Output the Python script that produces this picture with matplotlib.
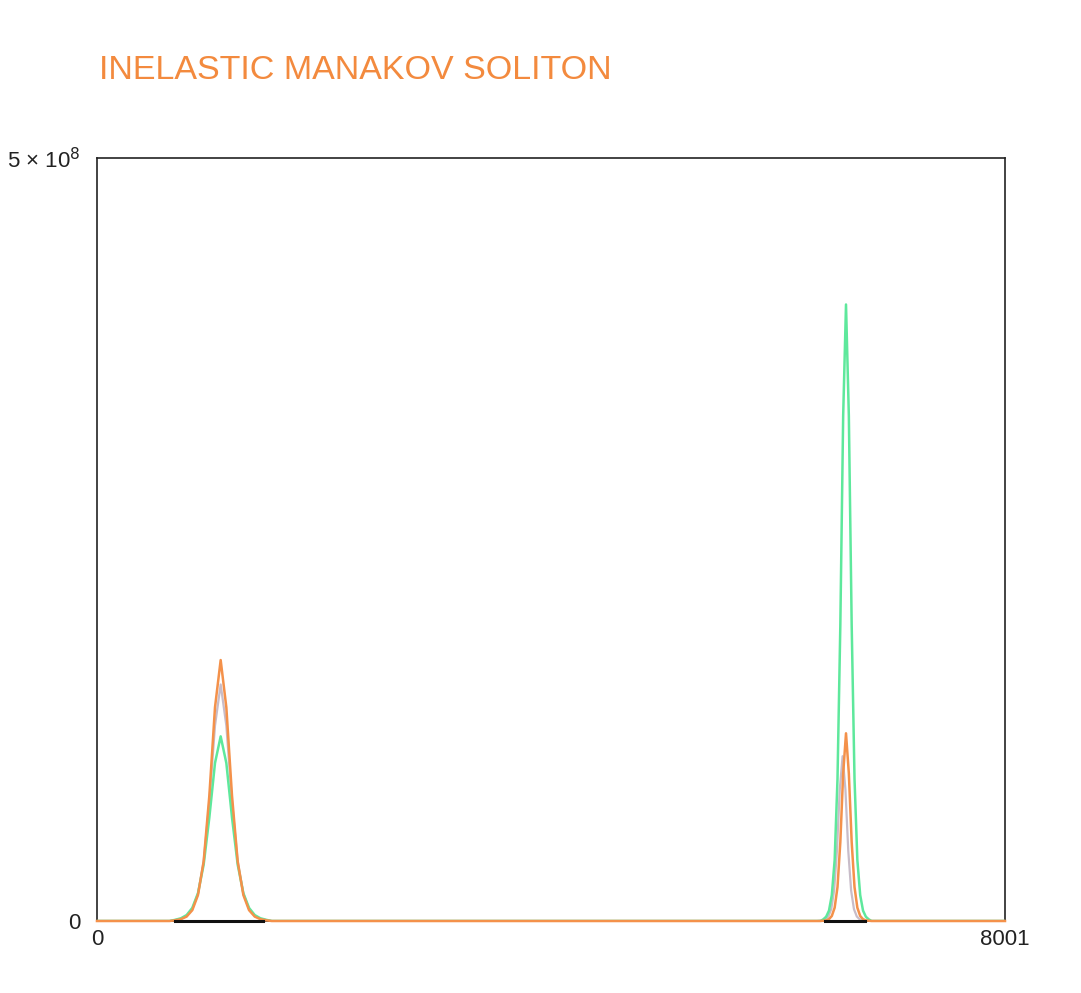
import numpy as np
import matplotlib.pyplot as plt

plt.rcParams['font.family'] = ['Liberation Sans', 'DejaVu Sans']

# grid extent and axis limits
x_max = 8001
y_max = 5e8

# left collision product (values in units of 1e8)
x_left = [640, 690, 740, 790, 840, 890, 940, 990, 1040, 1090,
          1140, 1190, 1240, 1290, 1340, 1390, 1440, 1490, 1540]
orange_left = [0, 0.005, 0.012, 0.029, 0.071, 0.17, 0.39, 0.82, 1.40, 1.71,
               1.40, 0.82, 0.39, 0.17, 0.071, 0.029, 0.012, 0.005, 0]
green_left = [0, 0.008, 0.018, 0.039, 0.086, 0.182, 0.369, 0.677, 1.035, 1.21,
              1.035, 0.677, 0.369, 0.182, 0.086, 0.039, 0.018, 0.008, 0]
gray_left = [0, 0.006, 0.014, 0.033, 0.078, 0.18, 0.39, 0.78, 1.28, 1.55,
             1.28, 0.78, 0.39, 0.18, 0.078, 0.033, 0.014, 0.006, 0]

# right collision product
x_right = [6375, 6400, 6425, 6450, 6475, 6500, 6525, 6550, 6575, 6600,
           6625, 6650, 6675, 6700, 6725, 6750, 6775, 6800, 6825]
green_right = [0, 0.011, 0.028, 0.068, 0.17, 0.40, 0.93, 1.94, 3.31, 4.04,
               3.31, 1.94, 0.93, 0.40, 0.17, 0.068, 0.028, 0.011, 0]
orange_right = [0, 0.002, 0.004, 0.012, 0.033, 0.087, 0.222, 0.517, 0.967, 1.23,
                0.967, 0.517, 0.222, 0.087, 0.033, 0.012, 0.004, 0.002, 0]
x_gray_right = [6345, 6370, 6395, 6420, 6445, 6470, 6495, 6520, 6545, 6570,
                6595, 6620, 6645, 6670, 6695, 6720, 6745, 6770, 6795]
gray_right = [0, 0.002, 0.004, 0.011, 0.03, 0.078, 0.2, 0.46, 0.86, 1.08,
              0.86, 0.46, 0.2, 0.078, 0.03, 0.011, 0.004, 0.002, 0]

# dark component, flat at zero under both pulses
x_dark = [[690, 1460], [6415, 6770]]


def full_profile(xl, yl, xr, yr):
    xs = [0] + xl + xr + [x_max]
    ys = [0] + yl + yr + [0]
    return np.array(xs), np.array(ys) * 1e8


fig = plt.figure(figsize=(10.81, 9.93), dpi=100)
ax = fig.add_axes([0.0897, 0.0725, 0.84, 0.7684])

xs, ys = full_profile(x_left, gray_left, x_gray_right, gray_right)
ax.plot(xs, ys, color='#c8bcc8', lw=1.6, zorder=3)
xs, ys = full_profile(x_left, green_left, x_right, green_right)
ax.plot(xs, ys, color='#5ee89c', lw=1.8, zorder=3.1)
xs, ys = full_profile(x_left, orange_left, x_right, orange_right)
ax.plot(xs, ys, color='#f4914a', lw=1.8, zorder=3.2, clip_on=False)
for seg in x_dark:
    ax.plot(seg, [0, 0], color='#111111', lw=2.2, zorder=4, clip_on=False)

ax.set_xlim(0, x_max)
ax.set_ylim(0, y_max)
ax.set_xticks([0, x_max])
ax.set_xticklabels(['0', '8001'])
ax.set_yticks([0, y_max])
ax.set_yticklabels(['0', r'5 × 10$^{8}$'])
ax.tick_params(length=0, labelsize=16, colors='#222222')
ax.tick_params(axis='y', pad=12)
ax.tick_params(axis='x', pad=6)
for side in ['left', 'top', 'right', 'bottom']:
    ax.spines[side].set_color('#222222')
    ax.spines[side].set_linewidth(1.2)

fig.text(0.092, 0.929, 'INELASTIC MANAKOV SOLITON', color='#f38a3e',
         fontsize=24.5, ha='left', va='center')

fig.savefig('out.png', dpi=100, facecolor='white')
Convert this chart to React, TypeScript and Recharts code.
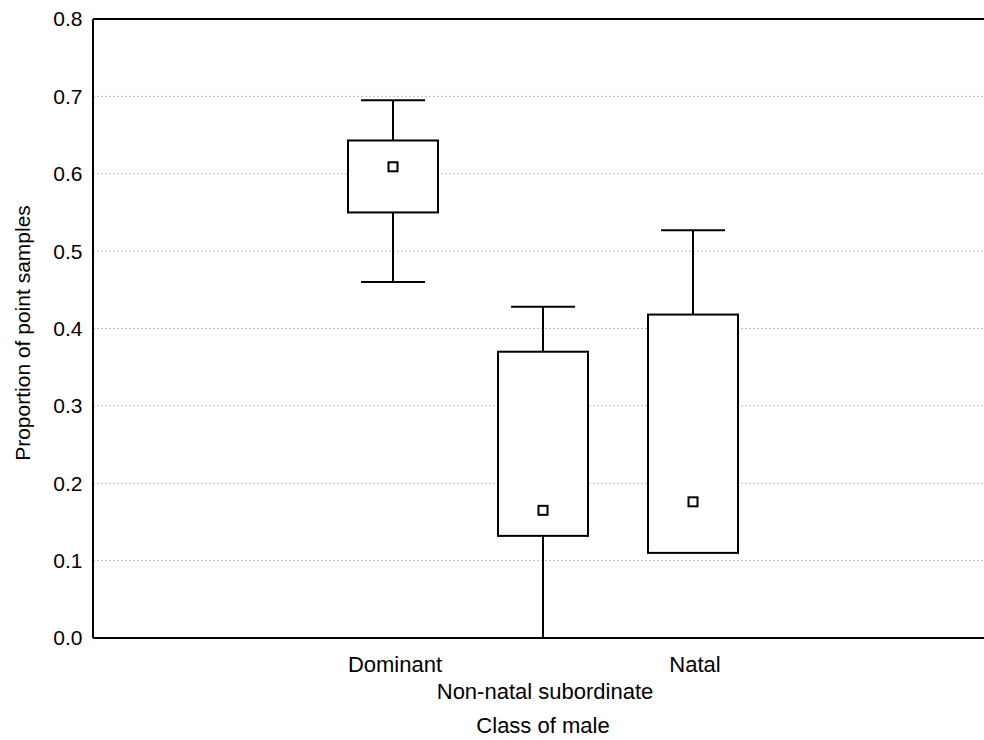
import React from 'react';
import {
  ComposedChart,
  Bar,
  Scatter,
  XAxis,
  YAxis,
  CartesianGrid,
  ReferenceLine,
} from 'recharts';

// box plot per class of male
const categories = ['Dominant', 'Non-natal subordinate', 'Natal'];
const positions = [1, 2, 3];
const whiskerMax = [0.695, 0.428, 0.527];
const boxTop = [0.643, 0.37, 0.418];
const means = [0.609, 0.165, 0.176];
const boxBottom = [0.55, 0.132, 0.11];
const whiskerMin = [0.46, 0.0, 0.11];
const yTicks = [0, 0.1, 0.2, 0.3, 0.4, 0.5, 0.6, 0.7, 0.8];

const xTitle = 'Class of male';
const yTitle = 'Proportion of point samples';

const FONT = "'Liberation Sans', Arial, sans-serif";
const CAP_HALF = 32;

const data = positions.map((x, i) => ({
  x,
  name: categories[i],
  base: whiskerMin[i],
  lowW: boxBottom[i] - whiskerMin[i],
  box: boxTop[i] - boxBottom[i],
  highW: whiskerMax[i] - boxTop[i],
  mean: means[i],
}));

const LowWhisker = (props: any) => {
  const { x, y, width, height } = props;
  if (!height || height <= 0) return null;
  const cx = x + width / 2;
  return (
    <g stroke="#000" strokeWidth={2}>
      <line x1={cx} x2={cx} y1={y} y2={y + height} />
      <line x1={cx - CAP_HALF} x2={cx + CAP_HALF} y1={y + height} y2={y + height} />
    </g>
  );
};

const HighWhisker = (props: any) => {
  const { x, y, width, height } = props;
  if (!height || height <= 0) return null;
  const cx = x + width / 2;
  return (
    <g stroke="#000" strokeWidth={2}>
      <line x1={cx} x2={cx} y1={y} y2={y + height} />
      <line x1={cx - CAP_HALF} x2={cx + CAP_HALF} y1={y} y2={y} />
    </g>
  );
};

const BoxShape = (props: any) => {
  const { x, y, width, height } = props;
  return <rect x={x} y={y} width={width} height={height} fill="#fff" stroke="#000" strokeWidth={2} />;
};

const MeanMarker = (props: any) => {
  const { cx, cy } = props;
  return <rect x={cx - 4.5} y={cy - 4.5} width={9} height={9} fill="#fff" stroke="#000" strokeWidth={2} />;
};

const CategoryTick = (props: any) => {
  const { x, y, payload } = props;
  const idx = positions.indexOf(payload.value);
  if (idx < 0) return null;
  const dy = idx % 2 === 1 ? 61 : 34;
  return (
    <text x={x + 2} y={y + dy} textAnchor="middle" fontSize={22} fill="#000" fontFamily={FONT}>
      {categories[idx]}
    </text>
  );
};

export default function App() {
  return (
    <div
      style={{
        position: 'absolute',
        left: 0,
        top: 0,
        width: 984,
        height: 740,
        overflow: 'hidden',
        background: '#fff',
        fontFamily: FONT,
      }}
    >
      <ComposedChart width={1000} height={740} data={data} margin={{ top: 19, right: 7, left: 0, bottom: 0 }}>
        <CartesianGrid vertical={false} stroke="#bdbdbd" strokeDasharray="2 2" />
        <XAxis
          dataKey="x"
          type="number"
          domain={[-1, 5]}
          ticks={positions}
          height={102}
          tickSize={0}
          tickMargin={0}
          tickLine={false}
          axisLine={{ stroke: '#000', strokeWidth: 2 }}
          tick={<CategoryTick />}
          label={{ value: xTitle, position: 'insideBottom', offset: 7, fontSize: 22, fill: '#000' }}
        />
        <YAxis
          type="number"
          domain={[0, 0.8]}
          ticks={yTicks}
          width={93}
          tickSize={0}
          tickMargin={10.5}
          tickLine={false}
          axisLine={{ stroke: '#000', strokeWidth: 2 }}
          tick={{ fontSize: 21, fill: '#000' }}
          tickFormatter={(v: number) => v.toFixed(1)}
          label={{
            content: () => (
              <text
                x={29.5}
                y={333}
                transform="rotate(-90, 29.5, 333)"
                textAnchor="middle"
                fontSize={21}
                fill="#000"
                fontFamily={FONT}
              >
                {yTitle}
              </text>
            ),
          }}
        />
        <ReferenceLine y={0.8} stroke="#000" strokeWidth={2} />
        <Bar dataKey="base" stackId="bp" barSize={90} fill="transparent" isAnimationActive={false} />
        <Bar dataKey="lowW" stackId="bp" barSize={90} shape={<LowWhisker />} isAnimationActive={false} />
        <Bar dataKey="box" stackId="bp" barSize={90} shape={<BoxShape />} isAnimationActive={false} />
        <Bar dataKey="highW" stackId="bp" barSize={90} shape={<HighWhisker />} isAnimationActive={false} />
        <Scatter dataKey="mean" shape={<MeanMarker />} isAnimationActive={false} />
      </ComposedChart>
    </div>
  );
}
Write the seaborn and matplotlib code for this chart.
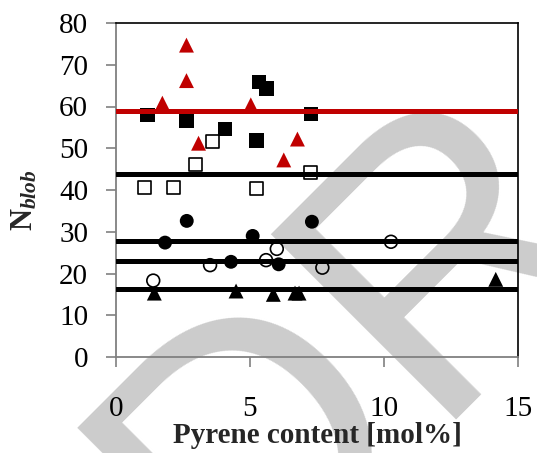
import matplotlib
matplotlib.use("Agg")
import matplotlib.pyplot as plt
import seaborn as sns
import pandas as pd

sns.set_theme(style="white")
plt.rcParams['font.family'] = ['Liberation Serif', 'DejaVu Serif']
plt.rcParams['mathtext.fontset'] = 'custom'
plt.rcParams['mathtext.rm'] = 'Liberation Serif'
plt.rcParams['mathtext.bf'] = 'Liberation Serif:bold'
plt.rcParams['mathtext.it'] = 'Liberation Serif:italic'
try:
    plt.rcParams['mathtext.bfit'] = 'Liberation Serif:italic:bold'
except KeyError:
    pass

# ---- data ----
red_tri_x = [2.63, 2.63, 1.73, 5.03, 3.08, 6.77, 6.26]
red_tri_y = [74.7, 66.2, 60.8, 60.4, 51.2, 52.2, 47.2]
fsq_x = [1.18, 2.64, 4.07, 5.34, 5.62, 5.25, 7.28]
fsq_y = [58.0, 56.6, 54.6, 65.9, 64.3, 51.8, 58.2]
osq_x = [3.59, 2.96, 1.06, 2.16, 5.26, 7.26]
osq_y = [51.7, 46.0, 40.6, 40.6, 40.4, 44.3]
fci_x = [2.64, 1.83, 5.10, 7.31, 4.29, 6.07]
fci_y = [32.6, 27.4, 29.0, 32.4, 22.8, 22.2]
oci_x = [10.26, 6.00, 5.60, 3.51, 7.70, 1.39]
oci_y = [27.6, 25.9, 23.2, 22.0, 21.4, 18.3]
ftr_x = [1.43, 4.48, 5.87, 6.68, 6.83, 14.17]
ftr_y = [15.3, 15.8, 15.0, 15.3, 15.3, 18.6]
avg_red = 59.0
avg_black = [43.9, 27.8, 23.0, 16.2]
x_ticks = [0, 5, 10, 15]
y_ticks = [0, 10, 20, 30, 40, 50, 60, 70, 80]
x_label = "Pyrene content [mol%]"
watermark = "DR"

RED = "#C00000"
GRAY = "#808080"

fig = plt.figure(figsize=(5.37, 4.53), dpi=100)
fig.patch.set_facecolor("white")
ax = fig.add_axes([116/537, 1-357/453, 402/537, 334/453])
ax.patch.set_alpha(0)

# watermark behind everything
fig.text(232/537, 1-613/453, watermark, rotation=45, rotation_mode='anchor',
         ha='left', va='baseline', fontsize=274, color='#cccccc',
         family='Liberation Sans', zorder=-10)

df = lambda xs, ys: pd.DataFrame({"x": xs, "y": ys})

sns.scatterplot(data=df(red_tri_x, red_tri_y), x="x", y="y", marker="^", s=115,
                color=RED, edgecolor="none", linewidth=0, ax=ax, zorder=2)
sns.scatterplot(data=df(fsq_x, fsq_y), x="x", y="y", marker="s", s=112,
                color="black", edgecolor="none", linewidth=0, ax=ax, zorder=2)
sns.scatterplot(data=df(osq_x, osq_y), x="x", y="y", marker="s", s=88,
                color="black", facecolor="none", edgecolor="black", linewidth=1.2, ax=ax, zorder=2)
sns.scatterplot(data=df(fci_x, fci_y), x="x", y="y", marker="o", s=100,
                color="black", edgecolor="none", linewidth=0, ax=ax, zorder=2)
sns.scatterplot(data=df(oci_x, oci_y), x="x", y="y", marker="o", s=85,
                color="black", facecolor="none", edgecolor="black", linewidth=1.2, ax=ax, zorder=2)
sns.scatterplot(data=df(ftr_x, ftr_y), x="x", y="y", marker="^", s=115,
                color="black", edgecolor="none", linewidth=0, ax=ax, zorder=2)

ax.axhline(avg_red, color=RED, lw=3.6, zorder=3)
for v in avg_black:
    ax.axhline(v, color="black", lw=3.6, zorder=3)

ax.set_xlim(0, 15)
ax.set_ylim(0, 80)
ax.set_xticks(x_ticks)
ax.set_yticks(y_ticks)
ax.set_xticklabels([str(t) for t in x_ticks])
ax.set_yticklabels([str(t) for t in y_ticks])
ax.tick_params(axis='both', direction='out', length=7, width=1.2, color=GRAY,
               labelsize=21, labelcolor='black')
ax.tick_params(axis='x', pad=21)
ax.tick_params(axis='y', pad=13)
ax.tick_params(left=True, bottom=True)

for side in ["left", "bottom"]:
    ax.spines[side].set_color(GRAY)
    ax.spines[side].set_linewidth(1.3)
for side in ["top", "right"]:
    ax.spines[side].set_visible(True)
    ax.spines[side].set_color("black")
    ax.spines[side].set_linewidth(1.2)

ax.set_xlabel(x_label, fontsize=21, fontweight='bold', labelpad=0)
ax.set_ylabel(r"$\mathbf{N}_{\mathbfit{blob}}$", fontsize=22, labelpad=14, y=0.47)

fig.savefig("out.png", dpi=100, facecolor="white")
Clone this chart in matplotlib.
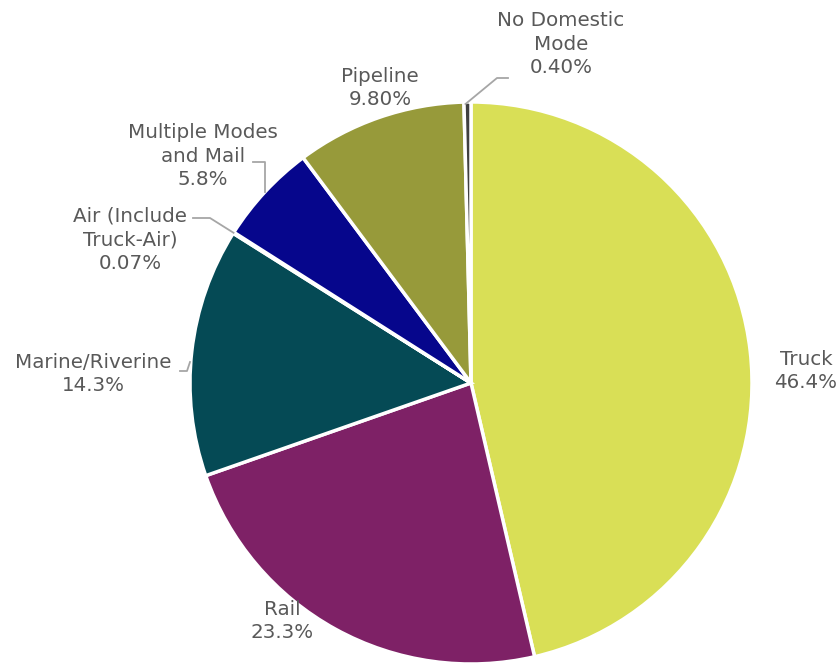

• _Required task_:
Above are the records; copy exactly the lines from the one with "Write the seaborn" through the one with "import pandas as pd", including both, and nothing more. Leave out pictures.

• _Full output_:
Write the seaborn and matplotlib code for this chart.
import matplotlib
matplotlib.use("Agg")
import matplotlib.pyplot as plt
import seaborn as sns
import pandas as pd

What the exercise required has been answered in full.